Prompt >> Find each line with the string "that" and report it.

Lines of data
◇ ◇ ◇ ◇
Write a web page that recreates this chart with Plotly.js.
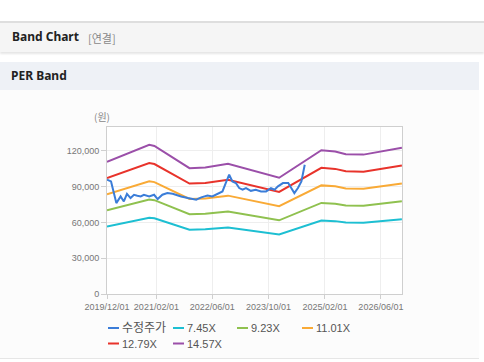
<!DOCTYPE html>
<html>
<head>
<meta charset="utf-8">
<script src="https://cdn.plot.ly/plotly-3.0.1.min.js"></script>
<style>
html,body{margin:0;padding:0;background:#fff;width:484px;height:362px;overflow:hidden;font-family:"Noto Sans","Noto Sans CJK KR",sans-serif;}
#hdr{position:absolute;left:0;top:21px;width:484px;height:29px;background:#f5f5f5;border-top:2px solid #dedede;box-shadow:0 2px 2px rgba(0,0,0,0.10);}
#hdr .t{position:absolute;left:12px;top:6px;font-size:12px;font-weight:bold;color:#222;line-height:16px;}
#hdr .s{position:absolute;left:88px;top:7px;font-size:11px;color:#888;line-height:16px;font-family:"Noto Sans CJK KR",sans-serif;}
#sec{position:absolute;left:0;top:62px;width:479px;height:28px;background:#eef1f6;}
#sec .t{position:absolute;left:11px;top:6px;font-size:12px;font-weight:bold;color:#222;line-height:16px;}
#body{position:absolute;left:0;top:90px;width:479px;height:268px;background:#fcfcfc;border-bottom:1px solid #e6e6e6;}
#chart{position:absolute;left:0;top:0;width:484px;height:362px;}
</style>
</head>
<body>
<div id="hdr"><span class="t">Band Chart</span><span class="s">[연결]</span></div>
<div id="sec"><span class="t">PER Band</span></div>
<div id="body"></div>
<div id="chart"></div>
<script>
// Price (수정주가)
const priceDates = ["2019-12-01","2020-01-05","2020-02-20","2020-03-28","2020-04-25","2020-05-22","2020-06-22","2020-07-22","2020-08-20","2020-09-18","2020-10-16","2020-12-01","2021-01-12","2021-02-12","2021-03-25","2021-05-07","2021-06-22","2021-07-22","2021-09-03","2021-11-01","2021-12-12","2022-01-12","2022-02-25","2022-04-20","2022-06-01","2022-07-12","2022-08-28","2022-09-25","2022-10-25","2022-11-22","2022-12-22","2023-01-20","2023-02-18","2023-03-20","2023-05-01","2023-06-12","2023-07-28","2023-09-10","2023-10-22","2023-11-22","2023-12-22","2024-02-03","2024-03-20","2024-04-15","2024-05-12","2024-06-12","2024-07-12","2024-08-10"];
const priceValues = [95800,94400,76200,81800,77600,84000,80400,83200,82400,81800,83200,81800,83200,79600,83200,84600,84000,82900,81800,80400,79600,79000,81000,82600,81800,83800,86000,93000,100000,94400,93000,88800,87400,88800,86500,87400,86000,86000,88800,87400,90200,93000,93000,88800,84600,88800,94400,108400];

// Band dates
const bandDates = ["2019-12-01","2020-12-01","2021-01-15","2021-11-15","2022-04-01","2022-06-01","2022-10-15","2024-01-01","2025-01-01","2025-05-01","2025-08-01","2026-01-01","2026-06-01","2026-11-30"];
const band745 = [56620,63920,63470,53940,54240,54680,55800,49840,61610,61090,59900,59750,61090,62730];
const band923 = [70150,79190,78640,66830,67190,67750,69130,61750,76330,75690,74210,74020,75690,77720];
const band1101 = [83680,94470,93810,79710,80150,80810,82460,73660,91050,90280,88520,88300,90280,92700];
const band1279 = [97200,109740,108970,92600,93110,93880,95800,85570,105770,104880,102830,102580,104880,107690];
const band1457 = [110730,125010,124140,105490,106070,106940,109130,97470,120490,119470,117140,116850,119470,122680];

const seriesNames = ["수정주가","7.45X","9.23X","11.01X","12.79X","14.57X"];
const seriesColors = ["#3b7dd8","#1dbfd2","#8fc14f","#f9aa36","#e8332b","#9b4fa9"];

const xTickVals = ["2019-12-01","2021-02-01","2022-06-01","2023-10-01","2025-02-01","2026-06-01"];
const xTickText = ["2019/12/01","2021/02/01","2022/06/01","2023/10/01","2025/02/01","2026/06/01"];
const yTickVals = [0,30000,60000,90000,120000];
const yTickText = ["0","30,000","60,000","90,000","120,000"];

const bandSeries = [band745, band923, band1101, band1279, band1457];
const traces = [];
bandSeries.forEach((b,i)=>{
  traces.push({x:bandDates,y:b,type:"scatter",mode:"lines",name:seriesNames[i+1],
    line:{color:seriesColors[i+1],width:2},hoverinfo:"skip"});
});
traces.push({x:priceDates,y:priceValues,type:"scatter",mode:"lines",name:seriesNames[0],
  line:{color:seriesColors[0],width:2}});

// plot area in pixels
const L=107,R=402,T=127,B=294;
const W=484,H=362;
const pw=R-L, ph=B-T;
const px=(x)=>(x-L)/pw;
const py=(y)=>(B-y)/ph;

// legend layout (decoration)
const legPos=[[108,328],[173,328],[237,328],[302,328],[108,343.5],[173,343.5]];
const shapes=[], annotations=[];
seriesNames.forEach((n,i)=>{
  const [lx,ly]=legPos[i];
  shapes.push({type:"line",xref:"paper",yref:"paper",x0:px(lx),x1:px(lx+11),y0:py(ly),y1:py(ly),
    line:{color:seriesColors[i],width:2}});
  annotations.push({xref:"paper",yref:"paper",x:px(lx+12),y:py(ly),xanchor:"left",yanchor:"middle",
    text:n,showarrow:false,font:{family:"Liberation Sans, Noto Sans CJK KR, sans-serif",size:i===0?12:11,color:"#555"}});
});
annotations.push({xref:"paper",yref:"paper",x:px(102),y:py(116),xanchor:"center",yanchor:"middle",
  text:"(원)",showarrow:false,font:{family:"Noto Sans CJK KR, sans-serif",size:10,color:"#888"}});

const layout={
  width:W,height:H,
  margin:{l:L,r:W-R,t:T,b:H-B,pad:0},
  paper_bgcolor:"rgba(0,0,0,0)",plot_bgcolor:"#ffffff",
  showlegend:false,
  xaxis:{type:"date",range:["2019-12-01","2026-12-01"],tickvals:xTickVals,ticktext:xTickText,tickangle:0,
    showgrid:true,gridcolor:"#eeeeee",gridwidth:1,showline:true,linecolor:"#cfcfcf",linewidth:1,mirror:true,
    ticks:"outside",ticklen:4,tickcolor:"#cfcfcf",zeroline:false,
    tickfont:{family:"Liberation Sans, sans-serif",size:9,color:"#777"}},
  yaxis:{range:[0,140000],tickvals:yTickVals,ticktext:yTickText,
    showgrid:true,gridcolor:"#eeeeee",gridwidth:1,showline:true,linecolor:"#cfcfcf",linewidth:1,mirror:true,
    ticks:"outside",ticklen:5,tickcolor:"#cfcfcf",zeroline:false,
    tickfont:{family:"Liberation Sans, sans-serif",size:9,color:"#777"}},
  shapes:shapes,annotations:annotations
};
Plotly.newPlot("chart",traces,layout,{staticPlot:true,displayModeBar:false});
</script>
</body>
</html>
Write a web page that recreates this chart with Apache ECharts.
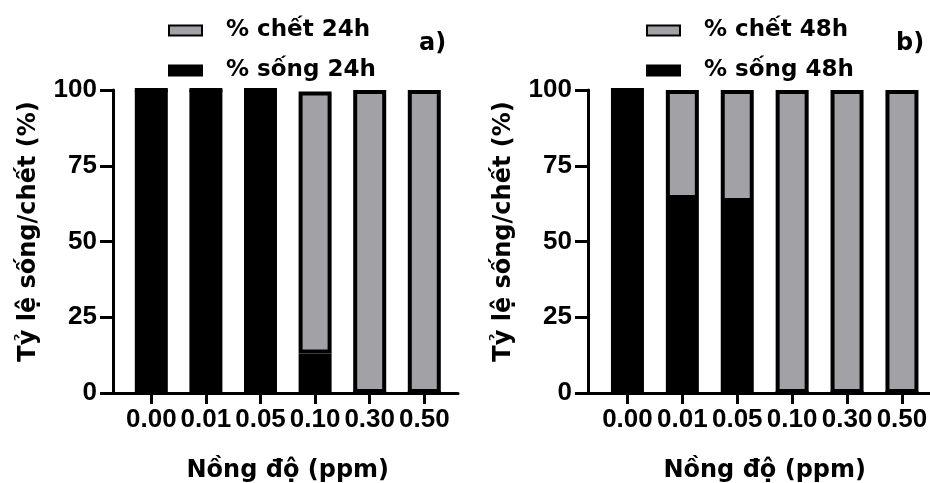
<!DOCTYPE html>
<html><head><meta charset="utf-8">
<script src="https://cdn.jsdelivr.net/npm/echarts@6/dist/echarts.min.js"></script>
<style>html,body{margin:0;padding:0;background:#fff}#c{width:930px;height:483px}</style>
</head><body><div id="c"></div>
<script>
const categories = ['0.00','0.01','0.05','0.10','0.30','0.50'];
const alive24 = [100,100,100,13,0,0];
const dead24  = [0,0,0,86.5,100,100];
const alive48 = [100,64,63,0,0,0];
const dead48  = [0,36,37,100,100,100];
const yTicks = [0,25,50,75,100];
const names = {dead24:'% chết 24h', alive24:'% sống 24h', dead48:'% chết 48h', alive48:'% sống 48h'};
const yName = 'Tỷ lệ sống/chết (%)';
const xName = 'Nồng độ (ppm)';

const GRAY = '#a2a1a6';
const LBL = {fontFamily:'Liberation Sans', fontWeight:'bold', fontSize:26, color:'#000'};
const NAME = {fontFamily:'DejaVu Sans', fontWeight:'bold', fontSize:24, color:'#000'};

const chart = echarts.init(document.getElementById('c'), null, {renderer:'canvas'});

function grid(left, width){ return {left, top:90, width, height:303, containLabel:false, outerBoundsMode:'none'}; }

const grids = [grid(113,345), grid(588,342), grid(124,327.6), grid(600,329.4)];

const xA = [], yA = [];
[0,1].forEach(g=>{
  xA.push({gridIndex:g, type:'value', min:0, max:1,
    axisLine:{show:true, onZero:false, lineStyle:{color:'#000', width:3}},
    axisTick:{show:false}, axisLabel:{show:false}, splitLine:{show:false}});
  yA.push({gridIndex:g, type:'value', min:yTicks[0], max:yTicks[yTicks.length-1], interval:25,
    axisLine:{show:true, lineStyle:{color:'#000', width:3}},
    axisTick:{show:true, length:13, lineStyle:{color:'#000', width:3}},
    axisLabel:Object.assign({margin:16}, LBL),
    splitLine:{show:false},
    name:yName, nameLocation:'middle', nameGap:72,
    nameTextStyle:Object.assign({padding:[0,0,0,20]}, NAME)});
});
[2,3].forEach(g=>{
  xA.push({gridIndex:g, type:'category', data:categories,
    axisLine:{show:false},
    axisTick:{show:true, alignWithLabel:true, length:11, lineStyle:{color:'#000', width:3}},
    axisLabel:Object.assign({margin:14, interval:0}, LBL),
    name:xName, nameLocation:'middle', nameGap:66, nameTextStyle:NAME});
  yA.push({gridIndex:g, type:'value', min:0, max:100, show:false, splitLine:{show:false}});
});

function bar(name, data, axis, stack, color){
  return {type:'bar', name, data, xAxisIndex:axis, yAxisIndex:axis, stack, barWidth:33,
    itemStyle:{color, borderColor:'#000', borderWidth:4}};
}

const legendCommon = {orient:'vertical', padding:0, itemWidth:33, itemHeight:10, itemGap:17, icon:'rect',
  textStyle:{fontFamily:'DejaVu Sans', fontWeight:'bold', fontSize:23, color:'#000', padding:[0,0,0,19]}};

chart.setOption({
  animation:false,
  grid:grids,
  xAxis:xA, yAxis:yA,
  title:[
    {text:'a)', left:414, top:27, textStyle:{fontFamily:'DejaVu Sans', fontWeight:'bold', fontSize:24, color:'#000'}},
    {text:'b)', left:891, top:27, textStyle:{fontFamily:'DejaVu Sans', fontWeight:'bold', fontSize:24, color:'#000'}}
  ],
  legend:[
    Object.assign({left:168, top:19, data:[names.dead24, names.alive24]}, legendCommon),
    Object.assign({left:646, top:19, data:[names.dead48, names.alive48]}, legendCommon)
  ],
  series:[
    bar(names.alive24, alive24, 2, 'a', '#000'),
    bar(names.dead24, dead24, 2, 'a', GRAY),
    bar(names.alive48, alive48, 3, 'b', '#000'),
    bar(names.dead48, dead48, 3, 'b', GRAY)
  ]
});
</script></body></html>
◇ ◇ ◇ ◇
Exercise output >>
Write a web page that recreates this chart with Plotly.js.
Write a web page that recreates this chart with Apache ECharts.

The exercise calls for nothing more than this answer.